***** RECORDED INFORMATION

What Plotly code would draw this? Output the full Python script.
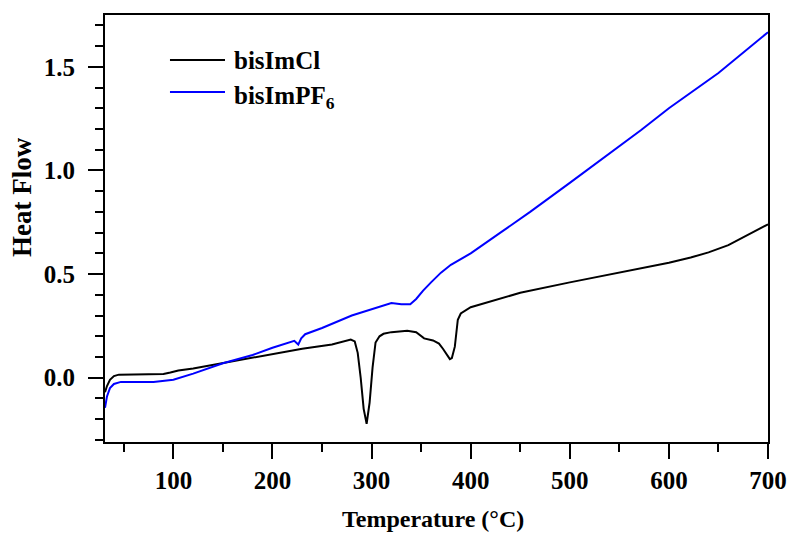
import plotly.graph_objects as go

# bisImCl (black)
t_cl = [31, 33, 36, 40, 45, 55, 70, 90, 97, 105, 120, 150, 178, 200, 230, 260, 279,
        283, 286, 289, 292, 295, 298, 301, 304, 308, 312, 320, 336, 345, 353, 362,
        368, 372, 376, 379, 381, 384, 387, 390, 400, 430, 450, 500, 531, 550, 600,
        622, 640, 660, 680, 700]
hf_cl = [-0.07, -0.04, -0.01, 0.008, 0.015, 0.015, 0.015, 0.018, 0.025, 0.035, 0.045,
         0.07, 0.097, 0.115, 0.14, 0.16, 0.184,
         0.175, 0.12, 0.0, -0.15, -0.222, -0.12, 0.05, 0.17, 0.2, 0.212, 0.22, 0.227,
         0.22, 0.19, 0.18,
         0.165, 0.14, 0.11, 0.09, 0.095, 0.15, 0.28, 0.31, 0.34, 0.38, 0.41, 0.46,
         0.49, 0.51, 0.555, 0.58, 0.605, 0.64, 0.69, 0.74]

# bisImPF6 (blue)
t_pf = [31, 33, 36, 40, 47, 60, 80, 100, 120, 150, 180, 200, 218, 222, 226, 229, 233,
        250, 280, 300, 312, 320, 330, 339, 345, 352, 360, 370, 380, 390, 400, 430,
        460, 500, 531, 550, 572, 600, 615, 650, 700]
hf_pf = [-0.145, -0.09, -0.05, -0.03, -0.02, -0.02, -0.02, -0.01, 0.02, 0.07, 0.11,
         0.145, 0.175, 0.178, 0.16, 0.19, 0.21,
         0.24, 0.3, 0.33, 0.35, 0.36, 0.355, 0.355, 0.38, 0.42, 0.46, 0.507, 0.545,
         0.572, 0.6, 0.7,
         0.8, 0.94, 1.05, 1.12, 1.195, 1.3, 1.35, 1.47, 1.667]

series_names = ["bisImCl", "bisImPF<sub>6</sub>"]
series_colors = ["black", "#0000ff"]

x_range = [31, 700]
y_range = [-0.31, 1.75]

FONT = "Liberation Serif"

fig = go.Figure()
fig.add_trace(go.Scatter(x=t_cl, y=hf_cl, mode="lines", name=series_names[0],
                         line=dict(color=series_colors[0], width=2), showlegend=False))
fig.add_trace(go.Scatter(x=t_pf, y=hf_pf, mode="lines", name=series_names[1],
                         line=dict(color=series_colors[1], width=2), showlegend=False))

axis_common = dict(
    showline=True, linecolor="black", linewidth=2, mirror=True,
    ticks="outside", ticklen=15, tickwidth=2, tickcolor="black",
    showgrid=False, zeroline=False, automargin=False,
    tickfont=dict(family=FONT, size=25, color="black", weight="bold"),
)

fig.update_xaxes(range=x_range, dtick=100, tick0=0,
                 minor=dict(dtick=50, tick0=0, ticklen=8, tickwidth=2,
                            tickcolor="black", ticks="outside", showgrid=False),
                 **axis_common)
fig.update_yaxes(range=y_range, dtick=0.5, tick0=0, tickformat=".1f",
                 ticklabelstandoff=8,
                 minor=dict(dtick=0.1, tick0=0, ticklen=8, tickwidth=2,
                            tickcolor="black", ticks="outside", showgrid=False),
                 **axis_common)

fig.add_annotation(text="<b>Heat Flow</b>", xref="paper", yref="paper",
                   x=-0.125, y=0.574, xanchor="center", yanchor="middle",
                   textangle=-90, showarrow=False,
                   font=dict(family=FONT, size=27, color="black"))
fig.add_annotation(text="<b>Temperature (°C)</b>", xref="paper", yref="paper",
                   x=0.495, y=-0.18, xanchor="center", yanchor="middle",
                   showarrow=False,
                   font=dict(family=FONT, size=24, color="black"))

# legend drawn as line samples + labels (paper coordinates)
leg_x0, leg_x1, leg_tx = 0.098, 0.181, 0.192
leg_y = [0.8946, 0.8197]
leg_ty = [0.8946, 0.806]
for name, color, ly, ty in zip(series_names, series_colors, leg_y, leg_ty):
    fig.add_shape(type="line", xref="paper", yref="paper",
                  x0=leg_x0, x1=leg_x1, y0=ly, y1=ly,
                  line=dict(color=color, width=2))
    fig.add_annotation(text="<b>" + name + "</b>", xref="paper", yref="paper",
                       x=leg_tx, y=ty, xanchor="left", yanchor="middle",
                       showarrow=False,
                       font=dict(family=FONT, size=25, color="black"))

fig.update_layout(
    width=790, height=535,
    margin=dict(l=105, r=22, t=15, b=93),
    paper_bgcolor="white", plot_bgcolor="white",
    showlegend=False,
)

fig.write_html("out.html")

**********
***** RECORDED INFORMATION

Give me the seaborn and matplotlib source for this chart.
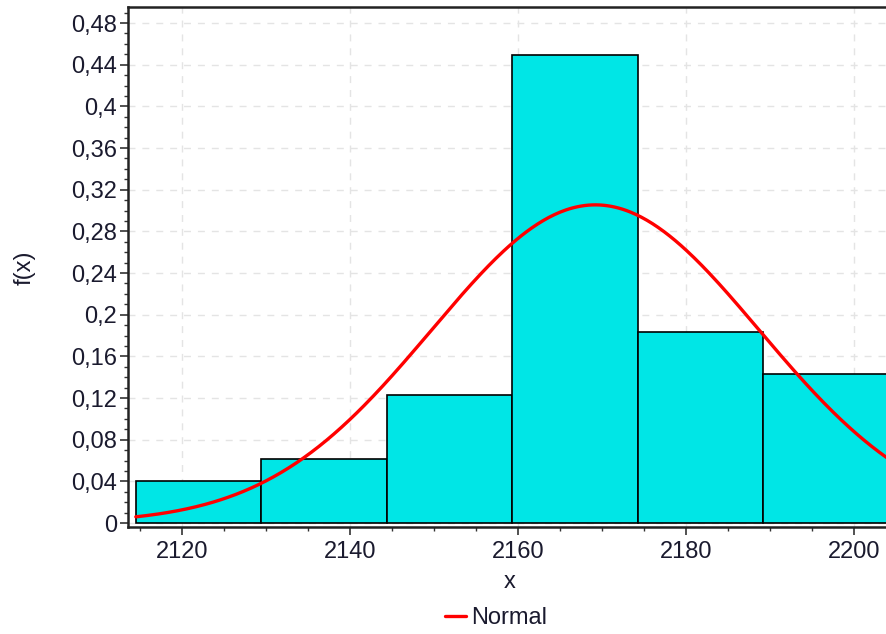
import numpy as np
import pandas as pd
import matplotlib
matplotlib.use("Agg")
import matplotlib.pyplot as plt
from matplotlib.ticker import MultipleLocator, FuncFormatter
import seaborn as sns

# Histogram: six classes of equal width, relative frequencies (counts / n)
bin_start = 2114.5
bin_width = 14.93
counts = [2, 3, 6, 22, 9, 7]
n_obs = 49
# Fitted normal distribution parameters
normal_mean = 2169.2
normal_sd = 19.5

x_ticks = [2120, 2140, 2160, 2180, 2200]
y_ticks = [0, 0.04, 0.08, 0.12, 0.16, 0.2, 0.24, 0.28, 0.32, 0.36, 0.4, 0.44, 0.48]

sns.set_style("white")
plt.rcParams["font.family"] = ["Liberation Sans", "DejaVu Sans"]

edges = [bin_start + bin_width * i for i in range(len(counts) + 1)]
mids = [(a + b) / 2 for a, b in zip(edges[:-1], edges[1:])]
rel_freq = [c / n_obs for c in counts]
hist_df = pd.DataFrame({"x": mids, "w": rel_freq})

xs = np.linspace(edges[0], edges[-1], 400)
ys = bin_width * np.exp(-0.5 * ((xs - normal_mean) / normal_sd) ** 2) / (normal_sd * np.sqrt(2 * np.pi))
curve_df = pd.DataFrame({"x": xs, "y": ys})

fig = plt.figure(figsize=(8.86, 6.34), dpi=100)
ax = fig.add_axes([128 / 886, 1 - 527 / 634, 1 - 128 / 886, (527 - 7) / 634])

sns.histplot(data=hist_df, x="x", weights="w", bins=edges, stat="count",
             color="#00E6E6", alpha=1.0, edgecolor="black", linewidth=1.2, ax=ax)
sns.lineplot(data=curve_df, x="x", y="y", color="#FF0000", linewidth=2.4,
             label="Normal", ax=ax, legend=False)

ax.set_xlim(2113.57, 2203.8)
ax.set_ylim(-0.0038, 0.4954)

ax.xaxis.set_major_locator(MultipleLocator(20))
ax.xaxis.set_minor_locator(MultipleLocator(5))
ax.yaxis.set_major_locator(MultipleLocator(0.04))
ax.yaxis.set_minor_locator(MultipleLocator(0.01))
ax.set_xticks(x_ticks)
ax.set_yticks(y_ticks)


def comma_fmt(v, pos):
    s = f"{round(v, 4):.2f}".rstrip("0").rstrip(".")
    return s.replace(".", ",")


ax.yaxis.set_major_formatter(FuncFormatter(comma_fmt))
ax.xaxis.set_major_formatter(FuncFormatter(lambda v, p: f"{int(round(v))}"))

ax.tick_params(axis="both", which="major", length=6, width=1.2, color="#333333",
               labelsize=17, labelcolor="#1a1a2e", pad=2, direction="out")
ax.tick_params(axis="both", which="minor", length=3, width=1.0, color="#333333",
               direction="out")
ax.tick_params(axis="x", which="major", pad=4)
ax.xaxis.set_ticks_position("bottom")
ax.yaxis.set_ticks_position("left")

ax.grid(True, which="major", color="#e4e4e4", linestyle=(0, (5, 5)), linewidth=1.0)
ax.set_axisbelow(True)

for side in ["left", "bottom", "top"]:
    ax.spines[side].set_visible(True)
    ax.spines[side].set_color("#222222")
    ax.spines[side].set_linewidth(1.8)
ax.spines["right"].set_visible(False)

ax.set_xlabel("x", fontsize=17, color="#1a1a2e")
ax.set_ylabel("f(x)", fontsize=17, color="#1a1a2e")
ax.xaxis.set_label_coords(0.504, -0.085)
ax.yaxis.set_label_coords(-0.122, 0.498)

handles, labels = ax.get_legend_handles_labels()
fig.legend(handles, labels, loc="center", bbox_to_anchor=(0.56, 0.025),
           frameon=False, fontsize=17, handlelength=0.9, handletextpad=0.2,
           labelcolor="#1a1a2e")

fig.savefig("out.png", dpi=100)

**********

Give only the number of lines above that hold the string "seaborn".

EXERCISE RESULT
2